You get the idea? Content won’t share itself, so you have to.
Consider Online Ads
I’ve discovered a funny thing. Every time I spend money on ads, I tend to get a burst of organic traffic from search engines that sticks. I can’t explain it. Google has said that they do not improve a website’s ranking just because the website purchases ads. Nevertheless, I have noticed that properties who spend money on online ads tend to get more organic traffic too. It works using Google Adwords, or even social media ad platforms like Facebook Ads.
Take a look at your marketing budget. Even if you did not intend to start advertising, it may be worthwhile to create a few campaigns with limited budget, to see how it goes. Spend, say, $100 a week–or even less. It doesn’t have to be a lot. But try it, and then compare your organic traffic before you started advertising to after. If it has improved, you may want to expand your online advertising.
The Billboard Effect
Everyone is familiar with the Billboard Effect by now. It describes the phenomena by which your website’ direct reservations improve by as much as 25% when you start listing inventory on online travel agencies (OTAs).
It works like this: Your guest goes to Expedia to shop for travel. While there, they discover your property, but they want to learn more. They open up a new browser tab and Google your property name. Your website pops up, and while on your site, they see a deal that they just can’t miss. So, instead of booking with Expedia, they book with you. This is the Billboard Effect.

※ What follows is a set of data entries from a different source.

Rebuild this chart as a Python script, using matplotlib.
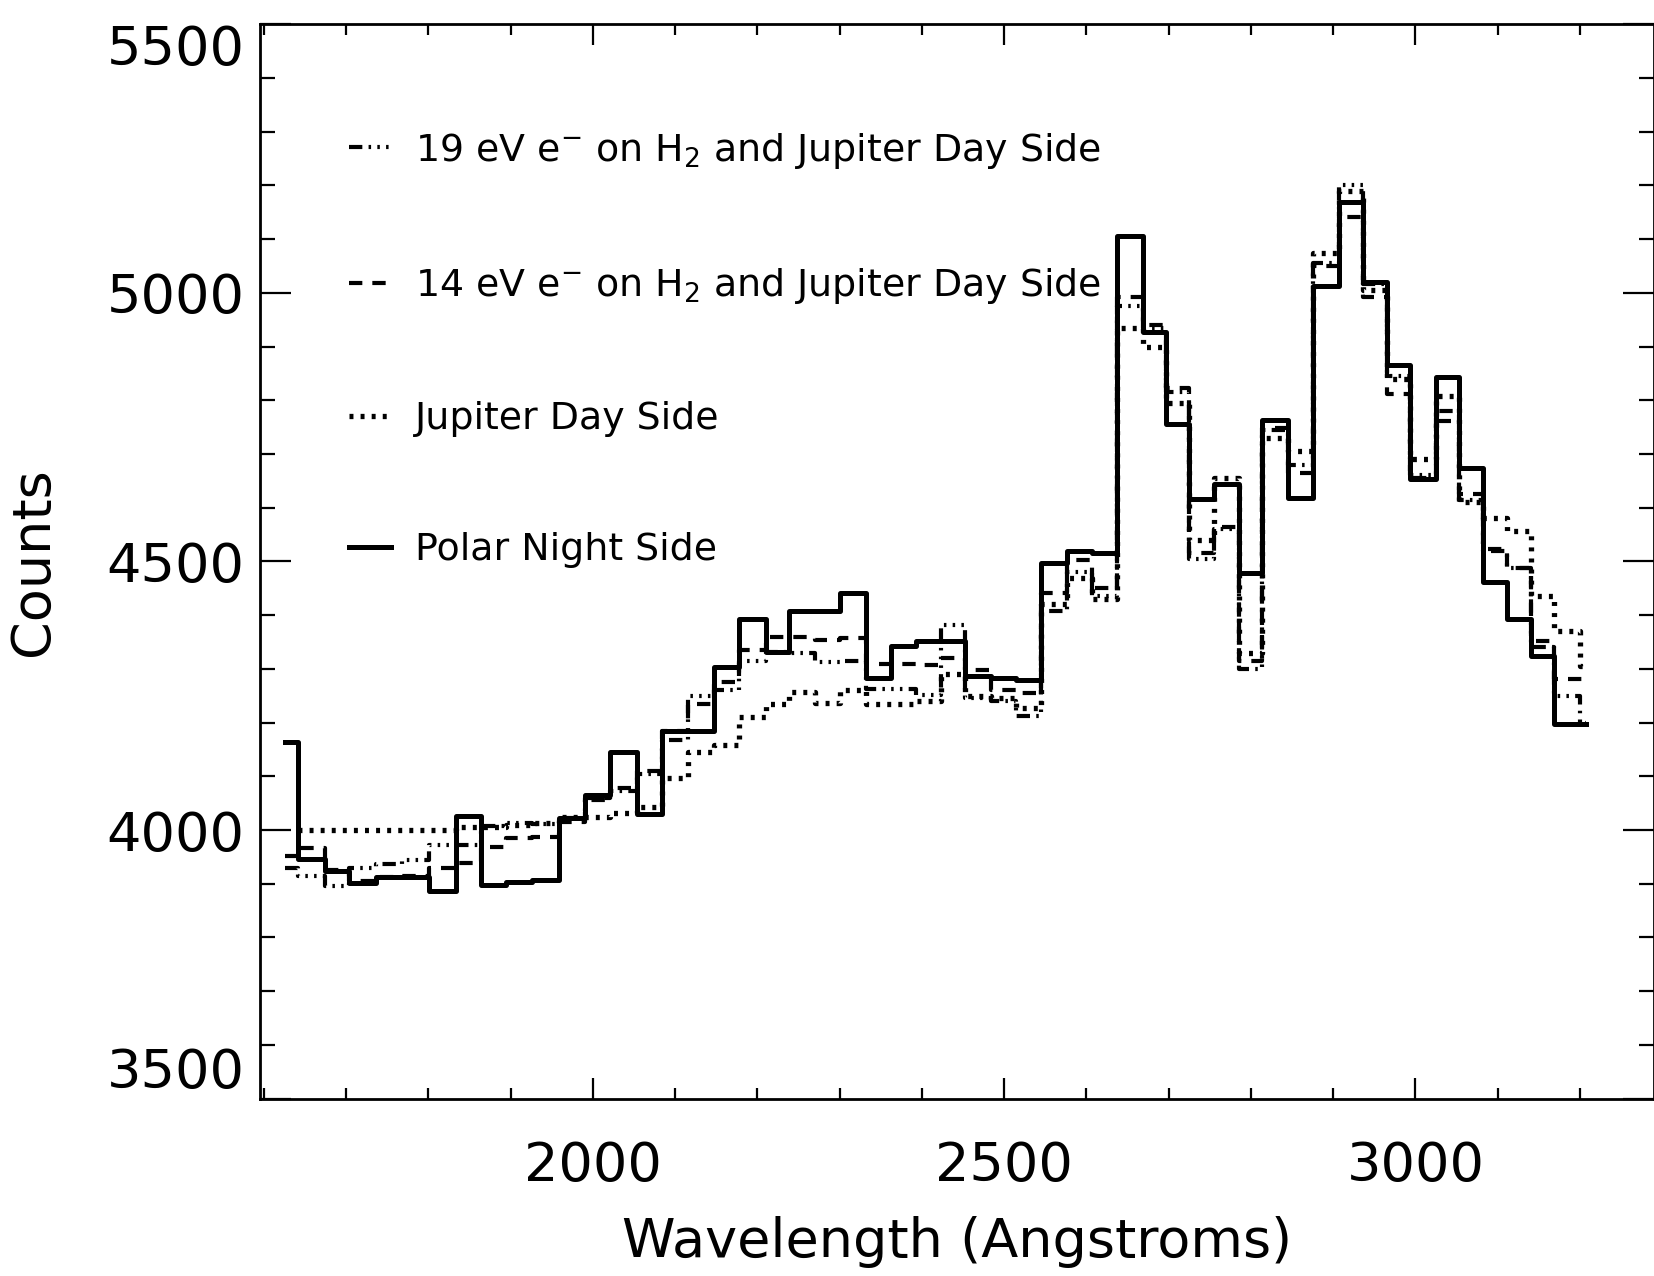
import numpy as np
import matplotlib
matplotlib.use("Agg")
import matplotlib.pyplot as plt
from matplotlib.ticker import MultipleLocator

# bin edges in Angstroms (bins are not quite uniform)
edges = [1626, 1642, 1675, 1704, 1736, 1768, 1801, 1834, 1864, 1894, 1926,
         1959, 1991, 2021, 2054, 2084, 2116, 2147, 2178, 2210, 2239,
         2270, 2301, 2332, 2362, 2393, 2423, 2453, 2484, 2514, 2545,
         2576, 2607, 2637, 2669, 2697, 2725, 2755, 2785, 2814, 2845,
         2875, 2907, 2936, 2965, 2993, 3025, 3053, 3082, 3111, 3141,
         3169, 3200, 3207]

# counts per bin
polar_night = [4163, 3946, 3924, 3902, 3913, 3913, 3886, 4026, 3898, 3903,
               3907, 4023, 4065, 4146, 4029, 4184, 4184, 4303, 4392, 4332,
               4408, 4408, 4442, 4283, 4342, 4352, 4352, 4286, 4283, 4280,
               4497, 4519, 4516, 5106, 4928, 4755, 4617, 4644, 4478, 4764,
               4618, 5012, 5170, 5020, 4866, 4654, 4844, 4674, 4461, 4393,
               4324, 4197, 4197]
# dotted curve starts one bin later
jupiter_day = [np.nan, 4000, 4000, 4000, 4000, 4000, 4000, 4005, 4005, 4010,
               4014, 4025, 4025, 4032, 4043, 4097, 4145, 4158, 4210, 4235,
               4257, 4237, 4260, 4234, 4234, 4240, 4290, 4250, 4245, 4228,
               4420, 4470, 4430, 4934, 4900, 4795, 4540, 4656, 4330, 4730,
               4705, 5075, 5190, 5005, 4840, 4690, 4808, 4610, 4581, 4556,
               4435, 4371, 4306]
ev14 = [3952, 3967, 3925, 3905, 3913, 3915, 3930, 3938, 3968, 3985,
        3987, 4015, 4060, 4078, 4110, 4184, 4235, 4275, 4335, 4360,
        4360, 4353, 4357, 4309, 4309, 4307, 4320, 4298, 4260, 4255,
        4441, 4503, 4450, 4993, 4941, 4823, 4515, 4565, 4315, 4748,
        4665, 5050, 5142, 4993, 4812, 4655, 4780, 4625, 4524, 4487,
        4352, 4281, 4281]
ev19 = [3929, 3914, 3896, 3929, 3937, 3945, 3973, 3972, 4008, 4013,
        4012, 4022, 4055, 4072, 4105, 4168, 4250, 4260, 4314, 4332,
        4330, 4312, 4314, 4262, 4262, 4252, 4381, 4246, 4240, 4212,
        4407, 4481, 4436, 4975, 4935, 4815, 4505, 4560, 4300, 4745,
        4680, 5055, 5200, 5017, 4845, 4660, 4762, 4615, 4520, 4487,
        4340, 4250, 4200]

labels = [r"19 eV e$^{-}$ on H$_2$ and Jupiter Day Side",
          r"14 eV e$^{-}$ on H$_2$ and Jupiter Day Side",
          "Jupiter Day Side",
          "Polar Night Side"]

fig = plt.figure(figsize=(16.54, 12.76), dpi=100)
ax = fig.add_axes([0.157, 0.139, 0.843, 0.842])

def hist(vals, **kw):
    # psym=10 style histogram
    y = list(vals) + [vals[-1]]
    return ax.step(edges, y, where="post", color="black", **kw)[0]

l19 = hist(ev19, lw=3.0, linestyle=(0, (3.2, 1.5, 0.6, 1.5, 0.6, 1.5, 0.6, 1.5)))
l14 = hist(ev14, lw=3.0, linestyle=(0, (3.2, 2.4)))
ljd = hist(jupiter_day, lw=3.8, linestyle=(0, (0.75, 1.35)))
lpn = hist(polar_night, lw=3.6, linestyle="-")

ax.set_xlim(1595, 3290)
ax.set_ylim(3500, 5500)
ax.set_xticks([2000, 2500, 3000])
ax.set_yticks([3500, 4000, 4500, 5000, 5500])
ax.xaxis.set_minor_locator(MultipleLocator(100))
ax.yaxis.set_minor_locator(MultipleLocator(100))

ax.tick_params(axis="both", which="both", direction="in", top=True, right=True,
               width=1.6, labelsize=39)
ax.tick_params(axis="x", which="major", length=15, pad=30)
ax.tick_params(axis="x", which="minor", length=8)
ax.tick_params(axis="y", which="major", length=22, pad=11)
ax.tick_params(axis="y", which="minor", length=11)
for s in ax.spines.values():
    s.set_linewidth(2.0)

ylabs = ax.get_yticklabels()
ylabs[0].set_va("bottom")
ylabs[-1].set_va("top")

ax.set_xlabel("Wavelength (Angstroms)", fontsize=39, labelpad=17)
ax.set_ylabel("Counts", fontsize=39, labelpad=34)

ax.legend([l19, l14, ljd, lpn], labels, loc="upper left",
          bbox_to_anchor=(0.064, 0.901), frameon=False, fontsize=27.3,
          handlelength=1.1, handletextpad=0.65, labelspacing=2.51,
          borderpad=0, borderaxespad=0)

fig.savefig("out.png", dpi=100)
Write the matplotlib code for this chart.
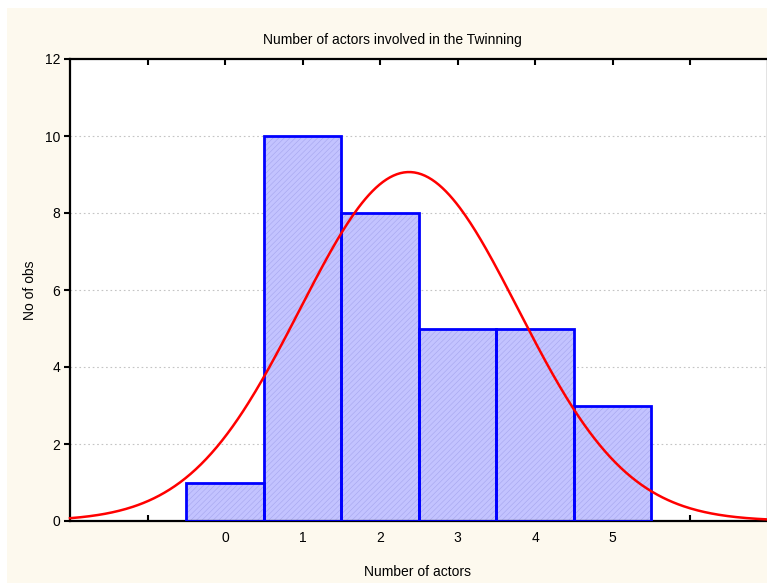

Now, this can help your SEO too. Google tends to reward websites in the rankings that display “positive brand metrics”. That’s a fancy way of saying that people know about you and use Google to search for you. The more branded searches your property gets on Google, the healthier your SEO will become. Leveraging the Billboard Effect is a great way to get more branded Google searches. It’s good to list at least a few rooms on a healthy variety of OTAs.
You may be concerned about overbookings. If so, use a channel manager to make sure that your online listings are always kept up-to-date.
Online Business Profiles
Claim as many online business profiles as you can, and keep them up to date. Use a channel manager to create listings on popular and niche OTAs. Then, use a tool like Moz Local (paid) to discover online business directories. Create listings for your property on them.
The thinking behind this goes like so: Google likes seeing positive brand metrics. They like seeing lots of listings about your property, and they like seeing listings that all agree about you. You have a dozen listings. But if the hotel name is misspelled in half of them, or they list the wrong address, then this confuses Google. They don’t know what to think about you. But if all your property’s online profiles are complete, then this gives Google confidence in the quality of information they have about you. This makes them more likely to promote you on Google. Ensure your listings have correct spelling, updated contact info, and helpful descriptions.
Claim and update your business listing on Google Business Places, Bing for Business, Yelp, YP.com, TripAdvisor, and more.
Yeah, this is a lot of work. No doubt about it. But no one expects you to finish it all in a day. Instead, create a strategy. Break it into phases, and give each phase a due date. Work on it slowly over time. One day you will wake up and realize that you have a killer website, with awesome content, and a vocal fanbase on social media. You’ll see your organic slice of the pie get bigger and bigger on Google Analytics. One day you’ll realize that most of your direct reservations are coming from Google, and you’re not paying for them.
It’s a long journey, but one worth taking.